TASK OBJECTIVE
Every entry that follows should be repeated exactly; drop the images.

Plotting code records
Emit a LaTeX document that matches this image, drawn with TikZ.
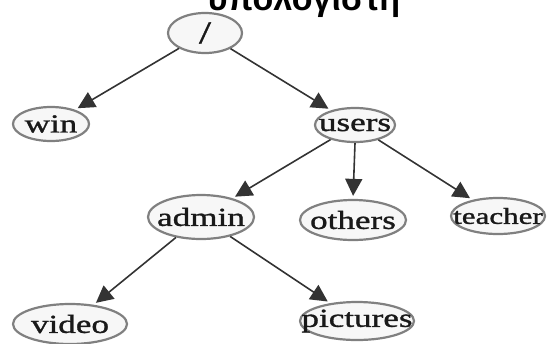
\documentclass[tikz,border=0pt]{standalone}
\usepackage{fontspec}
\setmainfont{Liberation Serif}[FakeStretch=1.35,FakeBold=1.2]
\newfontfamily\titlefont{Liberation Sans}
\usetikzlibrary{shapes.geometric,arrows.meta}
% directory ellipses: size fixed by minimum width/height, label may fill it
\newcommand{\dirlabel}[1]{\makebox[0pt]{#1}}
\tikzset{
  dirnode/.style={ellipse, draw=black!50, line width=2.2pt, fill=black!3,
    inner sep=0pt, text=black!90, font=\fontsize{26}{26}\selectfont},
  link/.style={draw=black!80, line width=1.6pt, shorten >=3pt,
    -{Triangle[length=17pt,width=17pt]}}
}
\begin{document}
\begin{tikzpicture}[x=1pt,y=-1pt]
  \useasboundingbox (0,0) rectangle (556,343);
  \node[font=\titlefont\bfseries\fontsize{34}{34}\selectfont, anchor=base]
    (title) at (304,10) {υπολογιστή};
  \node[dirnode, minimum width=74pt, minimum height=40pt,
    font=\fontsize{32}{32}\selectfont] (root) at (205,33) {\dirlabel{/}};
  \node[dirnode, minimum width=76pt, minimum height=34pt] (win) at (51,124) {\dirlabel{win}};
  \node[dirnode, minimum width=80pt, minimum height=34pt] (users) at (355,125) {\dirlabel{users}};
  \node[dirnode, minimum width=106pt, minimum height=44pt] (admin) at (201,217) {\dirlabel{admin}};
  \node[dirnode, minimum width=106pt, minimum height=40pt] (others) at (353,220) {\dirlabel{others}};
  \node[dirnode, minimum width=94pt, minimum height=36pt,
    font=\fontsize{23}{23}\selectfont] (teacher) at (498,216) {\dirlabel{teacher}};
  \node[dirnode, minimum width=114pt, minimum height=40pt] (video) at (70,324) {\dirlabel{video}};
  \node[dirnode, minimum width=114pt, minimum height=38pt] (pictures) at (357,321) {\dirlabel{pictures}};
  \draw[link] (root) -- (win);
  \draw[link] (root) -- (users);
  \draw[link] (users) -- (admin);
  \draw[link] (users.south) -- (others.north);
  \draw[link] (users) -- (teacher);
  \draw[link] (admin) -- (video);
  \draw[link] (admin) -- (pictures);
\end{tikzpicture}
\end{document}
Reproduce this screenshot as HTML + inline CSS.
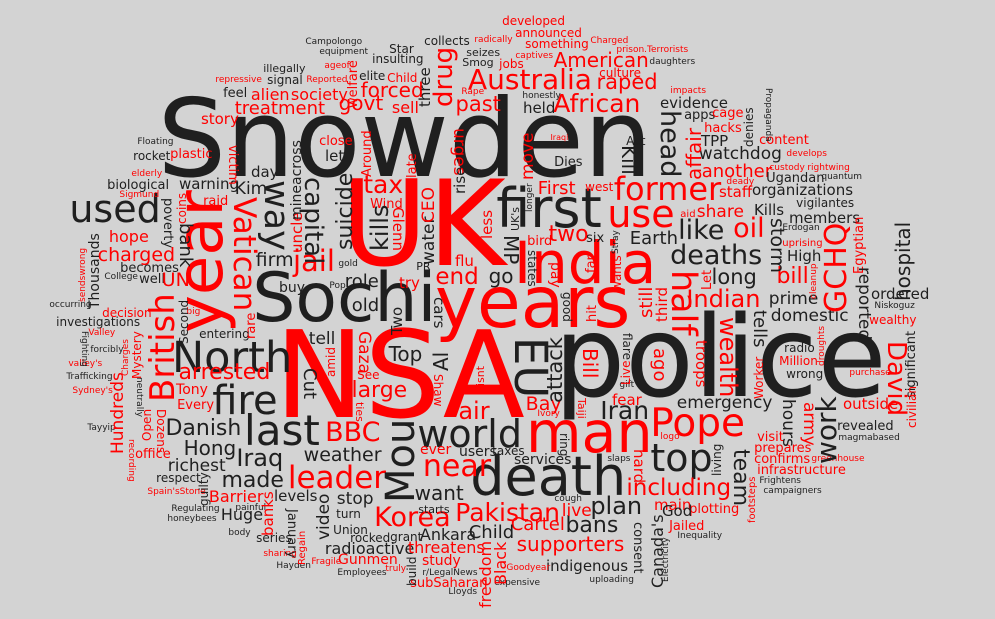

CORRECT ANSWER
Emit a LaTeX document that matches this image, drawn with TikZ.
\documentclass[tikz,border=0pt]{standalone}
\usepackage{fontspec}
\setmainfont{Liberation Serif}[FakeStretch=1.35,FakeBold=1.2]
\newfontfamily\titlefont{Liberation Sans}
\usetikzlibrary{shapes.geometric,arrows.meta}
% directory ellipses: size fixed by minimum width/height, label may fill it
\newcommand{\dirlabel}[1]{\makebox[0pt]{#1}}
\tikzset{
  dirnode/.style={ellipse, draw=black!50, line width=2.2pt, fill=black!3,
    inner sep=0pt, text=black!90, font=\fontsize{26}{26}\selectfont},
  link/.style={draw=black!80, line width=1.6pt, shorten >=3pt,
    -{Triangle[length=17pt,width=17pt]}}
}
\begin{document}
\begin{tikzpicture}[x=1pt,y=-1pt]
  \useasboundingbox (0,0) rectangle (556,343);
  \node[font=\titlefont\bfseries\fontsize{34}{34}\selectfont, anchor=base]
    (title) at (304,10) {υπολογιστή};
  \node[dirnode, minimum width=74pt, minimum height=40pt,
    font=\fontsize{32}{32}\selectfont] (root) at (205,33) {\dirlabel{/}};
  \node[dirnode, minimum width=76pt, minimum height=34pt] (win) at (51,124) {\dirlabel{win}};
  \node[dirnode, minimum width=80pt, minimum height=34pt] (users) at (355,125) {\dirlabel{users}};
  \node[dirnode, minimum width=106pt, minimum height=44pt] (admin) at (201,217) {\dirlabel{admin}};
  \node[dirnode, minimum width=106pt, minimum height=40pt] (others) at (353,220) {\dirlabel{others}};
  \node[dirnode, minimum width=94pt, minimum height=36pt,
    font=\fontsize{23}{23}\selectfont] (teacher) at (498,216) {\dirlabel{teacher}};
  \node[dirnode, minimum width=114pt, minimum height=40pt] (video) at (70,324) {\dirlabel{video}};
  \node[dirnode, minimum width=114pt, minimum height=38pt] (pictures) at (357,321) {\dirlabel{pictures}};
  \draw[link] (root) -- (win);
  \draw[link] (root) -- (users);
  \draw[link] (users) -- (admin);
  \draw[link] (users.south) -- (others.north);
  \draw[link] (users) -- (teacher);
  \draw[link] (admin) -- (video);
  \draw[link] (admin) -- (pictures);
\end{tikzpicture}
\end{document}
Reproduce this screenshot as HTML + inline CSS.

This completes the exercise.